Corps Awards Final Corpus Christi Channel Improvement Project Contract

The Galveston Engineer District awarded the fourth and final multi-million-dollar contract for the Corpus Christi Ship Improvement Project to Callan Marine on September 25.

Callan will receive approximately $102.9 million to complete dredging on the Inner Harbor Reach, the final stretch of the project. Including the final contract, the entire project will beneficially use roughly 5 million cubic yards of dredged material.

“Through extensive resource agency coordination, cooperation with our non-federal sponsor—the Port of Corpus Christi—a close relationship with the Texas General Land Office and a tremendous partnership with the Coastal Bend Bays and Estuaries program, about 5 million cubic yards of dredged material will be turned into almost 1,000 acres of something useful while leaving capacity in upland placement areas for routine maintenance dredging disposal,” said Lisa Finn, the Galveston District’s environmental program manager for operations.

The overall channel improvement project will combat erosion within the channel by providing 395 acres of sacrificial erosion protection along with the construction of a 2,000-foot breakwater—to tie into a currently planned 4,000-foot breakwater—in the Nueces Delta. The Nueces Delta is currently eroding at a staggering rate of about 8.2 feet per year, Finn said.

The project also aims to nourish degraded habitats by converting 206 acres of open water in an estuarine marsh. An additional 120 acres of intertidal living shoreline will be created to provide shoreline protection and prevent road overtopping, Finn said. The project will also create another 200 acres of an industrial use site for local economic and commercial entities.

“Our work and partnership with the Port of Corpus Christi—one of the largest ports in the U.S.—is vital to maintaining the economic engine of Texas and the nation,” said Col. Rhett Blackmon, Galveston District commander. “I’m especially proud that more than 90 percent of the new work dredged material in this contract is staying within the system, through our beneficial use program.”

“This is one of the largest beneficial use projects the district has ever constructed,” said Chris Frabotta, district operations chief. “That much dredged material would fill up the Astrodome more than three times.”

The project will improve approximately 11.9 miles of the associated shipping channel, effectively widening the channel from 400 feet to 530 feet and deepening it from 47 feet to 54 feet.

In its own announcement, the Port of Corpus Christi said the project will make the Corpus Christi Ship Channel “the most improved waterway along the U.S. Gulf Coast.”

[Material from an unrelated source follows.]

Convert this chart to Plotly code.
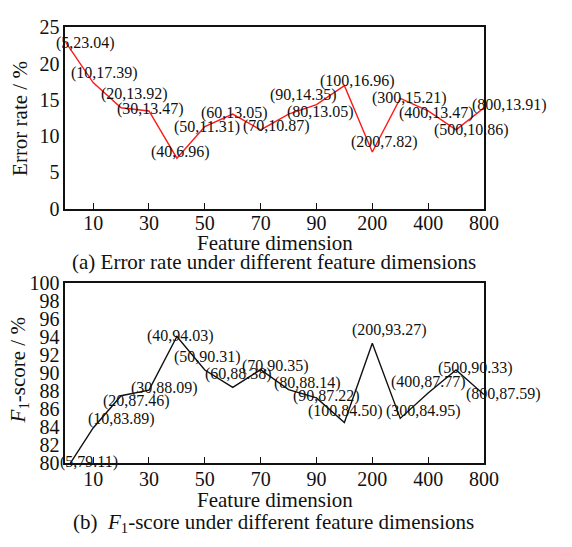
import plotly.graph_objects as go

# ---- data ----
dims = ["5", "10", "20", "30", "40", "50", "60", "70", "80", "90",
        "100", "200", "300", "400", "500", "800"]
error_rate = [23.04, 17.39, 13.92, 13.47, 6.96, 11.31, 13.05, 10.87, 13.05, 14.35,
              16.96, 7.82, 15.21, 13.47, 10.86, 13.91]
f1_score = [79.11, 83.89, 87.46, 88.09, 94.03, 90.31, 88.38, 90.35, 88.14, 87.22,
            84.50, 93.27, 84.95, 87.77, 90.33, 87.59]
x_tick_labels = ["10", "30", "50", "70", "90", "200", "400", "800"]
err_label_text = ["(5,23.04)", "(10,17.39)", "(20,13.92)", "(30,13.47)", "(40,6.96)",
                  "(50,11.31)", "(60,13.05)", "(70,10.87)", "(80,13.05)", "(90,14.35)",
                  "(100,16.96)", "(200,7.82)", "(300,15.21)", "(400,13.47)",
                  "(500,10.86)", "(800,13.91)"]
f1_label_text = ["(5,79.11)", "(10,83.89)", "(20,87.46)", "(30,88.09)", "(40,94.03)",
                 "(50,90.31)", "(60,88.38)", "(70,90.35)", "(80,88.14)", "(90,87.22)",
                 "(100,84.50)", "(200,93.27)", "(300,84.95)", "(400,87.77)",
                 "(500,90.33)", "(800,87.59)"]

# ---- label offsets (pixels, dx right, dy up) ----
err_offsets = [(20, -1), (11, 10), (13, 14), (2, 2), (4, 6), (2, 0), (2, 1), (16, 4),
               (32, 2), (-13, 10), (13, 5), (12, 10), (9, 0), (8, -2), (15, 0), (26, 3)]
f1_offsets = [(24, 1), (28, 9), (15, -5), (16, 2), (4, 0), (3, 13), (6, 13), (15, 4),
              (19, 7), (10, 2), (1, 11), (17, 13), (23, 7), (0, 11), (19, 2), (20, 1)]

FONT = "Liberation Serif"
W, H = 572, 547
xdom = [67 / W, 497 / W]
top_dom = [1 - 206 / H, 1 - 17 / H]
bot_dom = [1 - 471 / H, 1 - 283 / H]

idx = list(range(len(dims)))
tickvals = [dims.index(t) for t in x_tick_labels]

fig = go.Figure()
fig.add_trace(go.Scatter(x=idx, y=error_rate, mode="lines",
                         line=dict(color="#ff1a1a", width=1.4),
                         xaxis="x", yaxis="y", showlegend=False))
fig.add_trace(go.Scatter(x=idx, y=f1_score, mode="lines",
                         line=dict(color="#111111", width=1.4),
                         xaxis="x2", yaxis="y2", showlegend=False))

ann = []
for i, (t, v, (dx, dy)) in enumerate(zip(err_label_text, error_rate, err_offsets)):
    ann.append(dict(x=i, y=v, xref="x", yref="y", text=t, showarrow=False,
                    xshift=dx, yshift=dy, font=dict(size=16, color="#111")))
f1_lo = 80
for i, (t, v, (dx, dy)) in enumerate(zip(f1_label_text, f1_score, f1_offsets)):
    ann.append(dict(x=i, y=max(v, f1_lo), xref="x2", yref="y2", text=t, showarrow=False,
                    xshift=dx, yshift=dy, font=dict(size=16, color="#111")))

def ptext(x, y, text, size=21, angle=0):
    return dict(x=x / W, y=1 - y / H, xref="paper", yref="paper", text=text,
                showarrow=False, xanchor="center", yanchor="middle", textangle=angle,
                font=dict(size=size, color="#111"))

ann += [
    ptext(21, 112, "Error rate / %", 21, -90),
    ptext(282, 242, "Feature dimension"),
    ptext(281, 262, "(a) Error rate under different feature dimensions"),
    ptext(19, 375, "<i>F</i><sub>1</sub>-score / %", 21, -90),
    ptext(282, 509, "Feature dimension"),
    ptext(281, 533, "(b)  <i>F</i><sub>1</sub>-score under different feature dimensions"),
]

axis_common = dict(showline=True, linecolor="#111", linewidth=1.5, mirror=True,
                   showgrid=False, zeroline=False, tickfont=dict(size=20, color="#111"))

fig.update_layout(
    width=W, height=H, margin=dict(l=0, r=0, t=0, b=0),
    paper_bgcolor="white", plot_bgcolor="white",
    font=dict(family=FONT, color="#111"),
    xaxis=dict(domain=xdom, anchor="y", range=[0, 15], tickmode="array",
               tickvals=tickvals, ticktext=x_tick_labels, ticks="inside",
               ticklen=6, tickcolor="#111", ticklabelstandoff=-4, **axis_common),
    yaxis=dict(domain=top_dom, anchor="x", range=[0, 25], tickmode="array",
               tickvals=[0, 5, 10, 15, 20, 25], ticks="", **axis_common),
    xaxis2=dict(domain=xdom, anchor="y2", range=[0, 15], tickmode="array",
                tickvals=tickvals, ticktext=x_tick_labels, ticks="inside",
                ticklen=6, tickcolor="#111", ticklabelstandoff=-3, **axis_common),
    yaxis2=dict(domain=bot_dom, anchor="x2", range=[80, 100], tickmode="array",
                tickvals=list(range(80, 101, 2)), ticks="", **axis_common),
    annotations=ann,
)

fig.write_html("out.html")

“The completion of this history-making project largely is due to the confluence of several key factors, including: the diligence of our friends at the U.S. Army Corps of Engineers; the commitment to prioritizing this critical infrastructure by our federal delegation and the administration; and the growing demand for infrastructure generated by our Port of Corpus Christi customers,” said Kent Britton, CEO for the Port of Corpus Christi.

The nearly $681.6 million project is jointly funded by the federal government and Port of Corpus Christi, with the final tranche of project funding allocated by Congress in the Consolidated Appropriations Act of 2023. That $157.3 million allocation will be used for final project close-out.

In 1990, Congress authorized a study to determine the feasibility of expanding the Corpus Christi Ship Channel through widening and deepening the waterway. In 2017, the project advanced to construction. The first phase was completed in February 2020, while Phase 2 wrapped up in July of this year. The third phase is expected to be completed in 2023, with completion of the final phase estimated for early 2025.

“My fellow Port of Corpus Christi commissioners and I are grateful to everyone who has advocated for this critical project over the past 30 years,” said Charles W. Zahn Jr., Port of Corpus Christi Commission chairman. “This truly is great progress, not only for the Port of Corpus Christi, but for the entire Coastal Bend region, because of the opportunities it will bring for future economic prosperity and growth.”